Similarly, the actual climactic battle with the now-teamed up superheroes, alongside Wonder Woman, against Doomsday was surprisingly enjoyable. Doomsday’s appearance does clash with his surroundings due to his CGI-nature, it never quite fits in with the rest of the film. It’s not the worst part, or even effect, of the film, but it’s still a factor that you can’t help but notice as you watch. 

In terms of the cast, and I can’t believe I’m saying this, but I actually enjoyed Henry Cavil in this film, his performance was significantly improved from Man of Steel. It’s still nothing to drive home about, but I felt I should give credit where it’s due. I wasn’t sure how I was going to find Ben Affleck playing Batman, I remember the wild discourse that happened online when it was first announced that Affleck would play the role. But honestly I quite liked his portrayal of the caped crusader, it fit with the tone that Snyder was aiming for with this adaptation. Gal Gadot is decidedly average as Wonder Woman, she fits the royal nature of the character but I can’t say I felt any depth or even characterisation in her performance (but maybe that will change when I tackle her stand alone film). Jesse Eisenberg was…..bad. It felt like he was still playing Mark Zuckerberg in The Social Network but with the dial turned up to 11. I mean just look at the scene where he pushes a Jolly Rancher sweet into a guys mouth, it’s weird and out there but doesn’t really fit in with the film properly. 

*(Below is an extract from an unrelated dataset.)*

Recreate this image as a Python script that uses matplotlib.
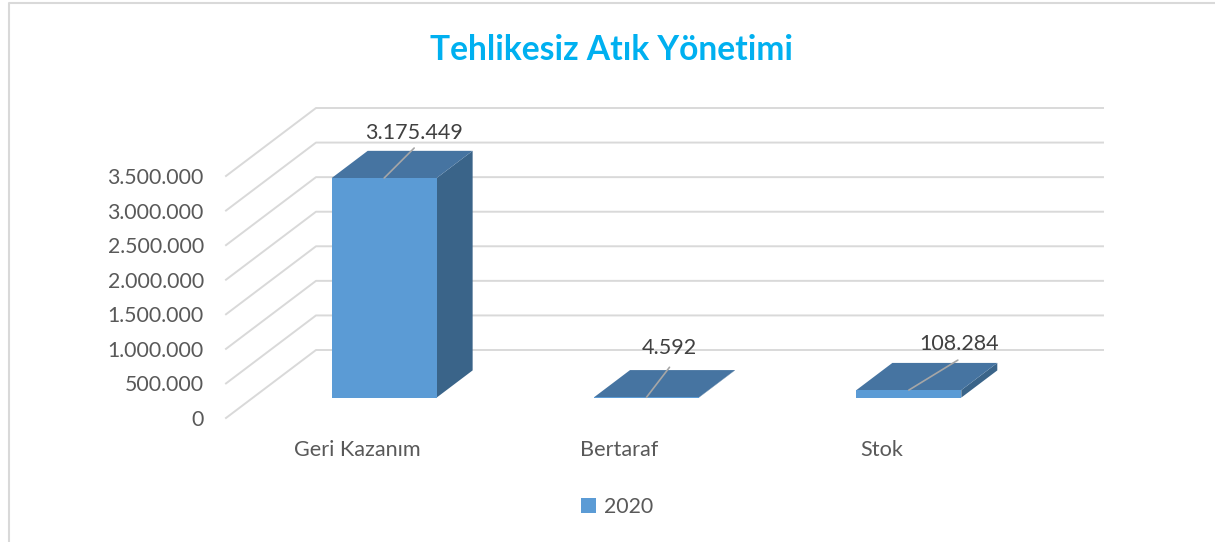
import matplotlib
matplotlib.use("Agg")
import matplotlib.pyplot as plt
from matplotlib.lines import Line2D
from matplotlib.patches import Patch, Polygon

categories = ["Geri Kazanım", "Bertaraf", "Stok"]
values_2020 = [3175449, 4592, 108284]
value_labels = ["3.175.449", "4.592", "108.284"]
y_ticks = [0, 500000, 1000000, 1500000, 2000000, 2500000, 3000000, 3500000]
y_tick_labels = ["0", "500.000", "1.000.000", "1.500.000", "2.000.000", "2.500.000", "3.000.000", "3.500.000"]
series_name = "2020"
title = "Tehlikesiz Atık Yönetimi"

W, H = 1215, 542
FONT = "Lato"
FRONT = "#5b9bd5"
TOP = "#4674a1"
SIDE = "#3a6489"
GRID = "#d9d9d9"

# front plane of the fake 3d box, in pixels
LEFT, RIGHT, BOTTOM, TOP_PX = 226, 1013, 418, 176
# how far the back wall is shifted from the front plane, in pixels
DEPTH_X, DEPTH_Y = 90, 68
BAR_WIDTH = 0.4
BAR_D0, BAR_D1 = 0.30, 0.70

# leader line end and label centre relative to the bar top, in pixels
leader_ends = [(30, 30), (23, 30), (49, 30)]
label_offsets = [(30, 45), (23, 49), (50, 46)]

plt.rcParams["font.family"] = [FONT, "DejaVu Sans"]

fig = plt.figure(figsize=(W / 100, H / 100), dpi=100)
ax = fig.add_axes([LEFT / W, 1 - BOTTOM / H, (RIGHT - LEFT) / W, (BOTTOM - TOP_PX) / H])
ax.set_xlim(-0.5, 2.5)
ax.set_ylim(0, 3500000)

x_per_px = 3 / (RIGHT - LEFT)
y_per_px = 3500000 / (BOTTOM - TOP_PX)


def proj(x, v, d):
    # oblique projection: d=0 front plane, d=1 back wall
    return x + DEPTH_X * d * x_per_px, v + DEPTH_Y * d * y_per_px


# gridlines: along the side wall, then across the back wall
for t in y_ticks:
    pts = [proj(-0.5, t, 0), proj(-0.5, t, 1), proj(2.5, t, 1)]
    ax.plot([p[0] for p in pts], [p[1] for p in pts], color=GRID, lw=1.4, clip_on=False, zorder=1)

for i, v in enumerate(values_2020):
    x0, x1 = i - BAR_WIDTH / 2, i + BAR_WIDTH / 2
    side = [proj(x1, 0, BAR_D0), proj(x1, 0, BAR_D1), proj(x1, v, BAR_D1), proj(x1, v, BAR_D0)]
    top = [proj(x0, v, BAR_D0), proj(x1, v, BAR_D0), proj(x1, v, BAR_D1), proj(x0, v, BAR_D1)]
    front = [proj(x0, 0, BAR_D0), proj(x1, 0, BAR_D0), proj(x1, v, BAR_D0), proj(x0, v, BAR_D0)]
    ax.add_patch(Polygon(side, closed=True, fc=SIDE, ec="none", clip_on=False, zorder=2))
    ax.add_patch(Polygon(top, closed=True, fc=TOP, ec="none", clip_on=False, zorder=2))
    ax.add_patch(Polygon(front, closed=True, fc=FRONT, ec="none", clip_on=False, zorder=3))

    # data label with its leader line
    anchor = proj(i, v, BAR_D0)
    ax.annotate("", xy=anchor, xycoords="data", xytext=leader_ends[i], textcoords="offset pixels",
                arrowprops=dict(arrowstyle="-", color="#a6a6a6", lw=1.2, shrinkA=0, shrinkB=0), zorder=4)
    ax.annotate(value_labels[i], xy=anchor, xycoords="data", xytext=label_offsets[i],
                textcoords="offset pixels", ha="center", va="center", fontsize=15.5, color="#404040", zorder=5)

for s in ax.spines.values():
    s.set_visible(False)
ax.patch.set_alpha(0)
ax.set_xticks(range(len(categories)))
ax.set_xticklabels(categories, fontsize=15.6, color="#595959")
ax.set_yticks(y_ticks)
ax.set_yticklabels(y_tick_labels, fontsize=15.3, color="#595959")
ax.tick_params(axis="x", length=0, pad=16)
ax.tick_params(axis="y", length=0, pad=16)

fig.text(612 / W, 1 - 49.5 / H, title, ha="center", va="center", fontsize=24.2, fontweight="bold", color="#00b0f0")

fig.legend(handles=[Patch(fc=FRONT, ec="none", label=series_name)], loc="center",
           bbox_to_anchor=(617 / W, 1 - 507 / H), frameon=False, fontsize=15.3, labelcolor="#595959",
           handlelength=0.7, handleheight=0.7, handletextpad=0.35)

# chart frame, only left and top edges are in the crop
fig.add_artist(Line2D([9 / W, 9 / W, 1], [0, 1 - 2.5 / H, 1 - 2.5 / H], color=GRID, lw=1.5))

fig.savefig("out.png", dpi=100)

I think the main thing about this film for me, is if you’re watching it expecting Zack Snyder to blow you away with some incredible philosophical musings on the idea of Superman as a God, and the morality and corruption of superheroes, then you’ll be in for a bad time. The film fails miserably in trying to present itself as deep. But if you take it for what it actually is, a surface level, gritty adaptation of two cornerstones of comic book culture trading blows before teaming up to fight one of Superman’s best villains, then, like me, you’ll find some enjoyment in it. I said near the start of this review that the film rests on the good-to-average border in terms of quality, I initially landed on the good side, but realistically with some time to consider the film I probably land more in the middle to average persuasion. I don’t see myself putting on this 3-hour behemoth anytime soon, but it’s not a film I would be actively against watching again.